[21 August 2013, TOKYO, JAPAN]
|© Japan Committee for UNICEF||Social workers who support a variety of community welfare initiatives attended the training session. The lecturer for the training, Masayo Niwa, stands in the middle of the picture above.|
The environment of children in the Tohoku region changed instantly as a result of the Great East Japan Earthquake. Many children lost family, relatives, friends, their homes and communities, and some are even forced to live far away at new places. There are also far fewer places to play, making it difficult for grandparents and community members to take an active role in child-rearing like they did before. The Japan Committee for UNICEF (JCU) has partnered with municipal governments and specialist organizations to support a wide range of local community initiatives aimed at ensuring that the uncertainty and stress spawned by this difficult situation do not negatively impact families and children, including in the form of violence.
Last year, Rikuzentaka (Iwate) produced the Date Violence Prevention Pamphlet for young people and distributed it at consultation centers and other organizations. JCU supported this initiative and on 21 August JCU provided support for a domestic violence prevention training hosted by the Rikuzentakata City Council of Social Welfare. Masayo Niwa was invited to lead the training. Ms. Niwa has long led efforts to support victims of domestic violence and is on the steering committees for the Asia-Japan Women's Resource Center and the Center for Education and Support for Women. Through the training Ms. Niwa worked to improve local social workers' ability to respond to consultations.
|© Japan Committee for UNICEF||In 2012, upon request from Rikuzentakata City Government, the Japan Committee for UNICEF provided support for the production of a pamphlet for children and youth aimed at preventing date violence. The pamphlet uses real examples and cartoons to answer questions that young people may have about what is considered "violence", what to do when violence occurs, as well as hints about building relationships built on mutual respect. Download the pamphlet for free here (Japanese).|
Domestic violence is not only a problem in the areas affected by the Great East Japan Earthquake; domestic violence occurrences are reported across Japan. Domestic violence occurs in our immediate vicinity. One survey indicates that one in three women suffer from some form of violence from their husbands (physical, psychological or sexual), and one in twenty women have experienced life-threatening violence.
In her lecture, Ms. Niwa explained about the impacts of domestic violence on children and the relevant laws while also providing details about the history of domestic violence in Japan: "It was not until after the Second World War when individual dignity and equality of the sexes in the home and voting rights for women were inscribed clearly into law. Leftover beliefs from that era of feudalistic, patriarchal thought are still deeply rooted in society." She also discussed the structural cause of that violence, underscoring that the cause has nothing to do with the victim, but that there is a tendency for perpetrators to direct their personal pent-up resentment towards weaker family members.
A total of 36 child social workers gathered from around Rikuzentakata to participate in this training.

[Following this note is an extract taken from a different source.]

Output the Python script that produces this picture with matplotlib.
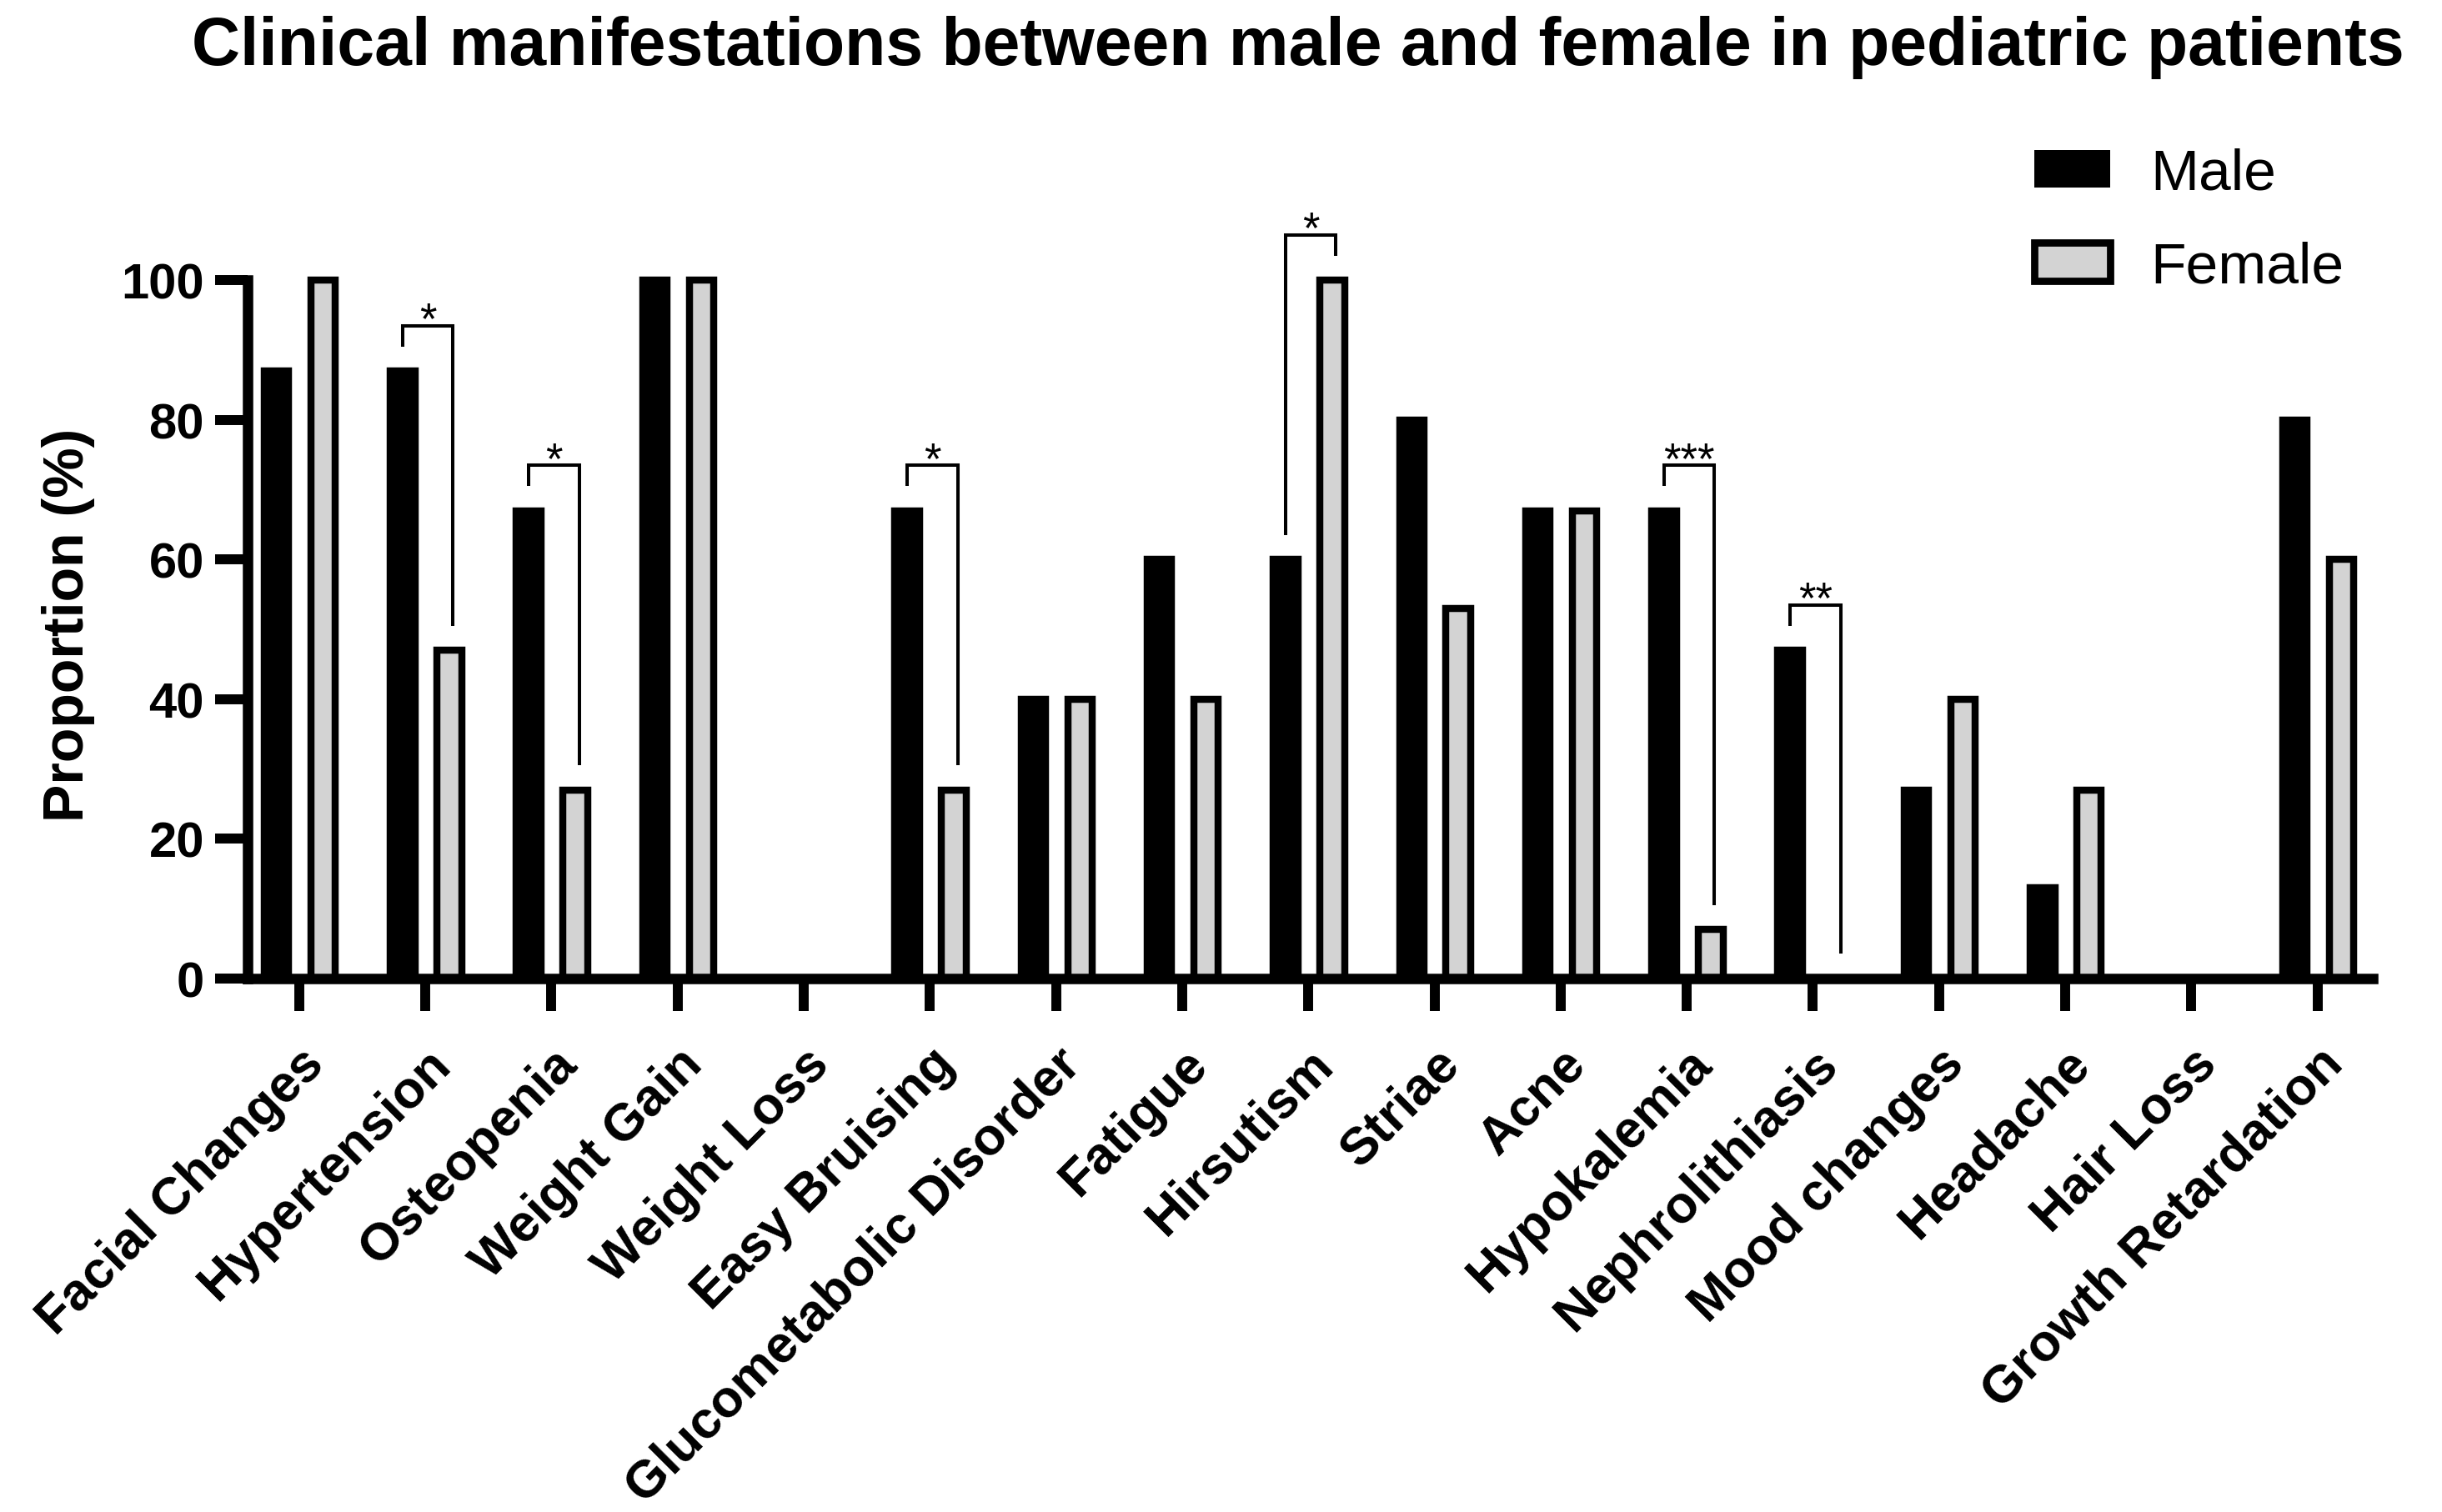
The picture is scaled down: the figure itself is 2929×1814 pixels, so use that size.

Social workers play a tremendously important role because they are the most accessible outlets for people who have fallen victim to domestic violence or child abuse and are unable to discuss their situation openly. Ryoko Honda, a psychosocial assistance adviser (clinical psychologist) at JCU, commented that, "Whether social workers understand the background and causal structure of domestic violence heavily impacts their ability to respond to consultations and provide assistance. I think this training helped social workers reaffirm the importance of this understanding."
Ms. Niwa closed the training session with a message to the participants: "I hope that you will take what you learned today to implement assistance that respects the feelings and rights of the domestic violence victims, and that you become the leaders in creating communities that are safe for women and children."
Nearly two and a half years have passed since the disaster, and yet there are still concerns about increasing levels of violence and abuse towards children and women in the affected areas. Some news reports indicate that some communities are actually experiencing increases. The Japan Committee for UNICEF will continue to provide diverse support for initiatives aimed at combatting domestic violence.